* EXERCISE OBJECTIVE: In your copy, leave out the pictures; write out all the data exactly.

— START DATASET ROWS —

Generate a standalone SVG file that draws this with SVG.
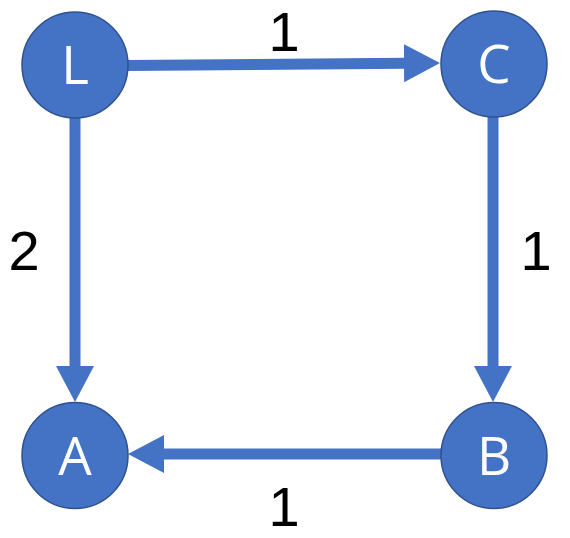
<svg xmlns="http://www.w3.org/2000/svg" width="570" height="538" viewBox="0 0 570 538">
<style>
.node{fill:#4472C4;stroke:#2F528F;stroke-width:1.5}
.nl{fill:#FFFFFF;font-family:"Open Sans","Liberation Sans",sans-serif;font-size:53px;text-anchor:middle}
.el{fill:#000000;font-family:"Liberation Sans","Open Sans",sans-serif;font-size:56px;text-anchor:middle}
.edge{stroke:#4472C4;stroke-width:11;fill:none;marker-end:url(#arr)}
</style>
<defs>
<marker id="arr" markerUnits="userSpaceOnUse" viewBox="0 0 36 38" markerWidth="36" markerHeight="38" refX="2" refY="19" orient="auto">
<path d="M0,0 L36,19 L0,38 Z" fill="#4472C4"/>
</marker>
</defs>
<rect width="570" height="538" fill="#FFFFFF"/>
<g id="connectors">
<line class="edge" x1="127" y1="65.5" x2="406" y2="63.2"/>
<line class="edge" x1="75" y1="118" x2="75" y2="368"/>
<line class="edge" x1="493" y1="117" x2="493" y2="368"/>
<line class="edge" x1="442" y1="454" x2="162" y2="454"/>
</g>
<g id="edge-labels">
<text class="el" x="284" y="51">1</text>
<text class="el" x="24" y="270">2</text>
<text class="el" x="536" y="270">1</text>
<text class="el" x="284" y="526">1</text>
</g>
<g id="node-L"><circle class="node" cx="75" cy="65" r="53"/><text class="nl" x="75" y="84">L</text></g>
<g id="node-C"><circle class="node" cx="494" cy="64" r="53"/><text class="nl" x="494" y="83">C</text></g>
<g id="node-A"><circle class="node" cx="75" cy="455.5" r="53"/><text class="nl" x="75" y="474.5">A</text></g>
<g id="node-B"><circle class="node" cx="494" cy="455.5" r="53"/><text class="nl" x="494" y="474.5">B</text></g>
</svg>
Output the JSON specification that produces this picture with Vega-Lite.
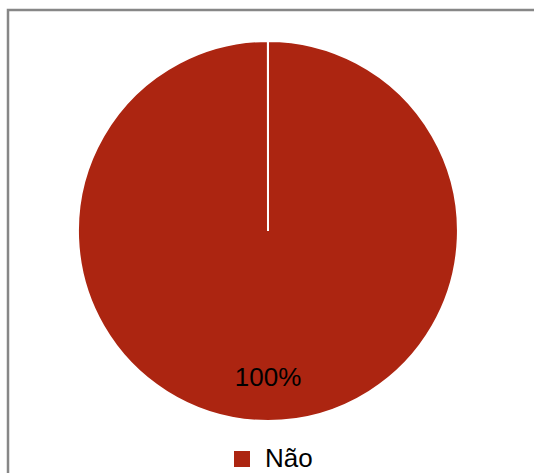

— END DATASET ROWS —

* RESPONSE TO THIS EXERCISE:
Generate a standalone SVG file that draws this with SVG.
<svg xmlns="http://www.w3.org/2000/svg" width="570" height="538" viewBox="0 0 570 538">
<style>
.node{fill:#4472C4;stroke:#2F528F;stroke-width:1.5}
.nl{fill:#FFFFFF;font-family:"Open Sans","Liberation Sans",sans-serif;font-size:53px;text-anchor:middle}
.el{fill:#000000;font-family:"Liberation Sans","Open Sans",sans-serif;font-size:56px;text-anchor:middle}
.edge{stroke:#4472C4;stroke-width:11;fill:none;marker-end:url(#arr)}
</style>
<defs>
<marker id="arr" markerUnits="userSpaceOnUse" viewBox="0 0 36 38" markerWidth="36" markerHeight="38" refX="2" refY="19" orient="auto">
<path d="M0,0 L36,19 L0,38 Z" fill="#4472C4"/>
</marker>
</defs>
<rect width="570" height="538" fill="#FFFFFF"/>
<g id="connectors">
<line class="edge" x1="127" y1="65.5" x2="406" y2="63.2"/>
<line class="edge" x1="75" y1="118" x2="75" y2="368"/>
<line class="edge" x1="493" y1="117" x2="493" y2="368"/>
<line class="edge" x1="442" y1="454" x2="162" y2="454"/>
</g>
<g id="edge-labels">
<text class="el" x="284" y="51">1</text>
<text class="el" x="24" y="270">2</text>
<text class="el" x="536" y="270">1</text>
<text class="el" x="284" y="526">1</text>
</g>
<g id="node-L"><circle class="node" cx="75" cy="65" r="53"/><text class="nl" x="75" y="84">L</text></g>
<g id="node-C"><circle class="node" cx="494" cy="64" r="53"/><text class="nl" x="494" y="83">C</text></g>
<g id="node-A"><circle class="node" cx="75" cy="455.5" r="53"/><text class="nl" x="75" y="474.5">A</text></g>
<g id="node-B"><circle class="node" cx="494" cy="455.5" r="53"/><text class="nl" x="494" y="474.5">B</text></g>
</svg>
Output the JSON specification that produces this picture with Vega-Lite.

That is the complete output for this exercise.